As a senior, Carter averaged 30.0 points, 11.2 rebounds and 3.4 assists while leading his team to Colonial Conference and South Jersey Group I crowns. Paulsboro High School fell to Bloomfield Tech High School in the Group I State Championship by a score of 61–59, however, on a full-court driving lay-up as time expired. Despite having never won a state championship, Russell Carter garnered many achievements and accolades during his high school tenure.

==University of Notre Dame==

===Freshman season===
Carter's collegiate debut came against Mount St. Mary's, where he played for five minutes (Carter's season high in minutes was seven against Central Michigan). In those five minutes, he achieved a three-point field goal attempt, earning the first points of his career.

===Sophomore season===
Russell's second year at Notre Dame marked steady improvement in all areas of his game. He more than doubled his contest appearances from freshman year by checking into 24 games, even making his first career start (in the NIT opening round versus Holy Cross).

===Junior season===
Carter's junior season was strong, with a scoring average of 11.5 that more than tripled the 3.5 of his sophomore year.

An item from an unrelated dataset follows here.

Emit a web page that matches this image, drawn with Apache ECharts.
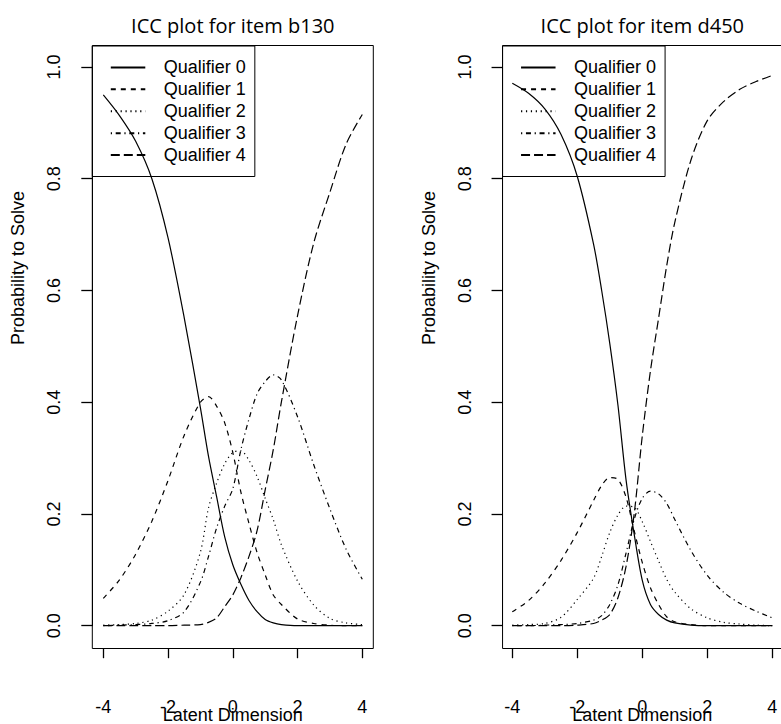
<!DOCTYPE html>
<html>
<head>
<meta charset="utf-8">
<script src="https://cdn.jsdelivr.net/npm/echarts@6.0.0/dist/echarts.min.js"></script>
<style>
html, body { margin: 0; padding: 0; background: #fff; overflow: hidden; }
#icc-plot { width: 781px; height: 724px; }
</style>
</head>
<body>
<div id="icc-plot"></div>
<script>
// category names, tick steps
const qualifiers = ["Qualifier 0", "Qualifier 1", "Qualifier 2", "Qualifier 3", "Qualifier 4"];
const xTickStep = 2;
const yTickStep = 0.2;

// item b130
const latentB130 = [-4, -3.5, -3, -2.5, -2, -1.5, -1, -0.75, -0.5, -0.25, 0, 0.25, 0.5, 0.75, 1, 1.25, 1.5, 2, 2.5, 3, 3.5, 4];
const b130Q0 = [0.95, 0.913, 0.867, 0.80, 0.694, 0.551, 0.39, 0.303, 0.231, 0.159, 0.109, 0.074, 0.045, 0.025, 0.011, 0.005, 0.002, 0, 0, 0, 0, 0];
const b130Q1 = [0.049, 0.082, 0.128, 0.187, 0.26, 0.341, 0.40, 0.41, 0.393, 0.363, 0.31, 0.239, 0.183, 0.131, 0.091, 0.055, 0.038, 0.012, 0.004, 0.001, 0, 0];
const b130Q2 = [0.001, 0.002, 0.004, 0.01, 0.026, 0.056, 0.132, 0.211, 0.255, 0.29, 0.31, 0.313, 0.296, 0.267, 0.228, 0.19, 0.145, 0.08, 0.037, 0.013, 0.005, 0.002];
const b130Q3 = [0, 0.001, 0.002, 0.004, 0.009, 0.025, 0.078, 0.124, 0.175, 0.214, 0.245, 0.315, 0.37, 0.415, 0.437, 0.449, 0.44, 0.374, 0.288, 0.209, 0.137, 0.083];
const b130Q4 = [0, 0, 0, 0, 0, 0.001, 0.002, 0.006, 0.014, 0.034, 0.055, 0.086, 0.124, 0.17, 0.243, 0.315, 0.40, 0.555, 0.685, 0.776, 0.862, 0.915];

// item d450
const latentD450 = [-4, -3.5, -3, -2.5, -2, -1.5, -1.25, -1, -0.75, -0.5, -0.25, 0, 0.25, 0.5, 0.75, 1, 1.5, 2, 2.5, 3, 3.5, 4];
const d450Q0 = [0.971, 0.953, 0.925, 0.879, 0.804, 0.683, 0.60, 0.505, 0.395, 0.261, 0.164, 0.081, 0.038, 0.02, 0.01, 0.005, 0.001, 0, 0, 0, 0, 0];
const d450Q1 = [0.025, 0.045, 0.076, 0.117, 0.167, 0.224, 0.251, 0.265, 0.262, 0.23, 0.17, 0.113, 0.068, 0.038, 0.016, 0.007, 0.002, 0, 0, 0, 0, 0];
const d450Q2 = [0.001, 0.002, 0.004, 0.015, 0.047, 0.085, 0.124, 0.167, 0.198, 0.214, 0.212, 0.186, 0.151, 0.116, 0.083, 0.06, 0.03, 0.014, 0.006, 0.003, 0.001, 0];
const d450Q3 = [0, 0, 0.001, 0.002, 0.004, 0.01, 0.018, 0.038, 0.073, 0.13, 0.19, 0.228, 0.241, 0.236, 0.219, 0.19, 0.134, 0.09, 0.06, 0.04, 0.026, 0.014];
const d450Q4 = [0, 0, 0, 0, 0.001, 0.004, 0.01, 0.02, 0.05, 0.106, 0.2, 0.34, 0.456, 0.55, 0.644, 0.722, 0.834, 0.904, 0.938, 0.96, 0.974, 0.985];

// R lty: solid, dashed, dotted, dotdash, longdash
const lineTypes = ["solid", [5, 5], [1.2, 3.7], [1.2, 3.7, 5, 3.7], [9, 4]];
const FONT = "Liberation Sans";

function makeSeries(xs, ysList, idx) {
  return ysList.map((ys, i) => ({
    name: qualifiers[i],
    type: "line",
    xAxisIndex: idx,
    yAxisIndex: idx,
    data: xs.map((x, j) => [x, ys[j]]),
    symbol: "none",
    showSymbol: false,
    smooth: 0.3,
    clip: false,
    silent: true,
    itemStyle: { color: "#000", opacity: 0 },
    lineStyle: { color: "#000", width: 1.2, type: lineTypes[i] },
  }));
}

// data grids span -4..4 / 0..1; axes are pushed out onto the frame like R does
function makeXAxis(idx) {
  return {
    type: "value", gridIndex: idx, min: -4, max: 4, interval: xTickStep,
    position: "bottom", offset: 22.5,
    axisLine: { show: true, onZero: false, lineStyle: { color: "#000", width: 1 } },
    splitLine: { show: false },
    axisTick: { show: true, length: 10, lineStyle: { color: "#000", width: 1.3 } },
    axisLabel: { margin: 24, padding: [26, 0, 0, 0], color: "#000", fontSize: 18, fontFamily: FONT },
  };
}

function makeYAxis(idx, offset) {
  return {
    type: "value", gridIndex: idx, min: 0, max: 1, interval: yTickStep,
    position: "left", offset: offset,
    axisLine: { show: true, onZero: false, lineStyle: { color: "#000", width: 1 } },
    splitLine: { show: false },
    axisTick: { show: true, length: 11, lineStyle: { color: "#000", width: 1.3 } },
    axisLabel: {
      rotate: 90, margin: 29, color: "#000", fontSize: 18, fontFamily: FONT,
      formatter: (v) => v.toFixed(1),
    },
  };
}

// hidden axes that only carry the frame grids
function frameAxis(idx) {
  return { type: "value", gridIndex: idx, show: false, min: 0, max: 1 };
}

function makeLegend(left) {
  return {
    data: qualifiers, orient: "vertical", left: left, top: 46,
    padding: [10.5, 9, 10.5, 17.5], itemGap: 0, itemWidth: 34.5, itemHeight: 10,
    borderColor: "#000", borderWidth: 1, borderRadius: 0,
    selectedMode: false,
    itemStyle: { opacity: 0 },
    textStyle: { color: "#000", fontSize: 18, fontFamily: FONT, lineHeight: 21.9, padding: [0, 0, 0, 13.5] },
  };
}

function makeText(text, x, y, size, family, rotation) {
  return {
    type: "text", x: x, y: y, rotation: rotation || 0,
    style: { text: text, fill: "#000", fontSize: size, fontFamily: family, align: "center", verticalAlign: "middle" },
  };
}

const chart = echarts.init(document.getElementById("icc-plot"), null, { renderer: "svg" });
chart.setOption({
  animation: false,
  backgroundColor: "#fff",
  grid: [
    { left: 103.3, top: 67, width: 259, height: 558.7, outerBoundsMode: "none" },
    { left: 512.3, top: 67, width: 260, height: 558.7, outerBoundsMode: "none" },
    { left: 92.3, top: 45.5, width: 281, height: 603, show: true, borderColor: "#000", borderWidth: 1, outerBoundsMode: "none" },
    { left: 502.55, top: 45.5, width: 279.5, height: 603, show: true, borderColor: "#000", borderWidth: 1, outerBoundsMode: "none" },
  ],
  xAxis: [makeXAxis(0), makeXAxis(1), frameAxis(2), frameAxis(3)],
  yAxis: [makeYAxis(0, 11), makeYAxis(1, 9.75), frameAxis(2), frameAxis(3)],
  legend: [makeLegend(92.3), makeLegend(502.55)],
  graphic: [
    makeText("ICC plot for item b130", 232.8, 25, 20, "Open Sans"),
    makeText("ICC plot for item d450", 642.3, 25, 20, "Open Sans"),
    makeText("Probability to Solve", 18.3, 268, 18, FONT, Math.PI / 2),
    makeText("Probability to Solve", 428.5, 268, 18, FONT, Math.PI / 2),
    makeText("Latent Dimension", 232.8, 715, 18, FONT),
    makeText("Latent Dimension", 642.3, 715, 18, FONT),
  ],
  series: makeSeries(latentB130, [b130Q0, b130Q1, b130Q2, b130Q3, b130Q4], 0)
    .concat(makeSeries(latentD450, [d450Q0, d450Q1, d450Q2, d450Q3, d450Q4], 1)),
});
</script>
</body>
</html>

He started 28 of the 30 contests he appeared in. During a consecutive three-game streak, Carter scored 20, 21 and 22 points (against Marquette, Providence and DePaul, respectively). His season and then-career high of 24 came against Louisville on an 8-for-11 shooting performance. It was for his performance in the Notre Dame-DePaul game of March 4, 2006 that he received the Wendell Smith Award as MVP.

===Senior season===
After being named as a tri-captain with teammates Rob Kurz and Colin Falls, Russell managed to not only up his points per game by 5.6 to lead his team at 17.1, but also led the Fighting Irish into the NCAA tournament, losing to Winthrop in the first round. He scored a career-high 32 points on 10-for-20 shooting against St. John's, but fell just 17 points shy of scoring 1,000 for his career, ending with 983. Carter garnered a First Team All-Big East selection along with teammate Falls as a senior.

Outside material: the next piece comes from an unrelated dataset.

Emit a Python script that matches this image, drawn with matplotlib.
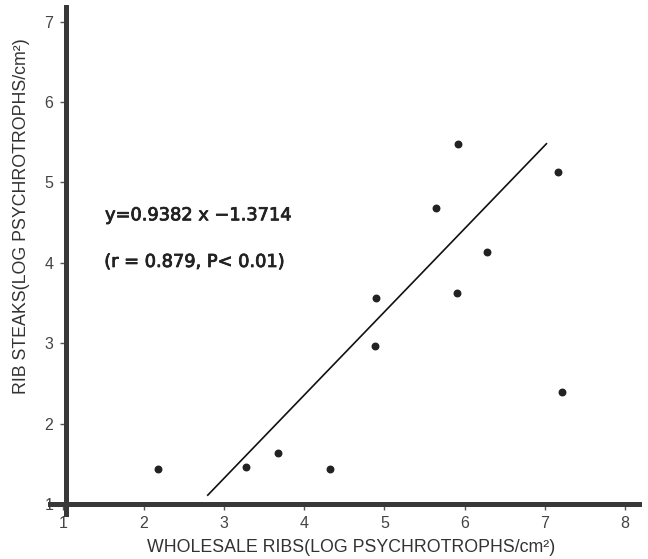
import matplotlib
matplotlib.use("Agg")
import matplotlib.pyplot as plt
import matplotlib.patheffects as pe

# Data
wholesale = [2.18, 3.28, 3.68, 4.32, 4.90, 4.89, 5.64, 5.92, 5.90, 6.28, 7.17, 7.22]
steaks    = [1.44, 1.46, 1.64, 1.44, 3.56, 2.97, 4.68, 5.48, 3.62, 4.13, 5.13, 2.39]
fit_x = [2.80, 7.02]
fit_y = [1.11, 5.48]
x_ticks = [1, 2, 3, 4, 5, 6, 7, 8]
y_ticks = [1, 2, 3, 4, 5, 6, 7]
eq_text = "y=0.9382 x \u22121.3714"
r_text = "(r = 0.879, P< 0.01)"
xlabel = "WHOLESALE RIBS(LOG PSYCHROTROPHS/cm\u00b2)"
ylabel = "RIB STEAKS(LOG PSYCHROTROPHS/cm\u00b2)"

plt.rcParams['font.family'] = ['Liberation Sans', 'DejaVu Sans']

fig = plt.figure(figsize=(6.48, 5.59), dpi=100)
ax = fig.add_axes([0.0977 - 0.17 * 0.888 / 7.17 * 1.0, 0.0984 - 0.12 * 0.889 / 6.18, 0.888 + 0.17 * 0.888 / 7.17, 0.889 + 0.12 * 0.889 / 6.18])
ax.set_xlim(0.83, 8.17)
ax.set_ylim(0.88, 7.18)

spine_col = '#383838'
for s in ['top', 'right']:
    ax.spines[s].set_visible(False)
ax.spines['left'].set_position(('data', 1.03))
ax.spines['bottom'].set_position(('data', 1.0))
ax.spines['left'].set_bounds(0.88, 7.18)
ax.spines['bottom'].set_bounds(0.83, 8.17)
for s in ['left', 'bottom']:
    ax.spines[s].set_linewidth(3.6)
    ax.spines[s].set_color(spine_col)

ax.set_xticks(x_ticks)
ax.set_yticks(y_ticks)
ax.tick_params(axis='both', direction='out', length=4, width=1, color='#555555',
               labelsize=11.5, labelcolor='#444444', pad=5)

ax.scatter(wholesale, steaks, s=22, color='#222222', zorder=3)
ax.plot(fit_x, fit_y, color='#111111', linewidth=1.2, zorder=2)

txt_family = ['DejaVu Sans']
thick = [pe.withStroke(linewidth=0.6, foreground='#222222')]
ax.text(1.52, 4.59, eq_text, fontsize=12.8, family=txt_family, path_effects=thick,
        color='#222222', va='center', ha='left')
ax.text(1.51, 4.01, r_text, fontsize=12.8, family=txt_family, path_effects=thick,
        color='#222222', va='center', ha='left')

fig.text(351 / 648, 1 - 548 / 559, xlabel, fontsize=12.8, color='#333333',
         ha='center', va='center')
fig.text(22 / 648, 1 - 216 / 559, ylabel, fontsize=12.8, color='#333333',
         ha='center', va='center', rotation=90)

fig.savefig("out.png", dpi=100)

He went undrafted in the 2007 NBA draft after failing to impress any scouts during pre-draft camps. Two months later, however, a professional team in Italy signed him.

===Awards and honors===
- First Team All Big East (2007)
- Big East All Tournament Team (2007)
- NABC District 10 First Team (2007)
- USBWA All-District V (2007)
- Notre Dame Monogram Club Team MVP (2007)
- Big East Player of the Week (three times):
-Week of December 27, 2006
-Week of January 2, 2007
-Week of January 15, 2007
- Big East Weekly Honor Roll
-Week of March 6, 2006
- Wendell Smith Award (March 4, 2006)
- Notre Dame Most Improved Player Award

==Professional career==
After going undrafted in the 2007 draft, Carter was signed to AMG Nuova Solsonica Rieti (Italy Serie A1) for the 2007–2008 season, averaging 23min, 8.9ppg, 2.4rpg. Later he signed with Dinamo Sassari (Italy A2), leading them to a 4–1 record (18ppg, 6reb) before departing the team for the NBDL. Carter was drafted by Sioux Falls but immediately traded to the Tulsa 66ers under coach Joey Meyers. posting averages of 10.3ppg and 5.5rpg.

Carter played in the 2008 NBA Summer League (Utah Jazz) but was sidelined with a MCL Injury suffered in one of the games. Rehabbing his summer injury, Carter didn't join a team until late December with BCM Gravelines (France Pro A) for the remainder of the 2008–2009 season. On team filled with talent, Carter posted averages of 20min, 8.6ppg, 3.7rpg as BCM made the playoffs, only to be eliminated by French Pro A powerhouse Le Mans.

In the 2009–10 season Carter signed to the NBDL and was drafted 21st by the Austin Toros under Coach Quin Snyder. Hampered by injuries the entire season Carter posted averages below those of his previous NBDL campaign (6.4ppg, 2.4rpg). Towards the end of the regular season Carter left the team to play overseas in both Venezuela (Bucaneros de La Guaira- 17.4ppg, 8.1rpg) and Colombia (Bucaros de Bucaramanga-27.2ppg, 7.5rpg).

In 2010–11, Carter had a brief stint with Verviers-Pepinster (Belgium 1st Division). After coach Ivica Skelin was fired due to a losing record, Carter opted out of his contract to play in Philippines (PBA) for the Powerade Tigers.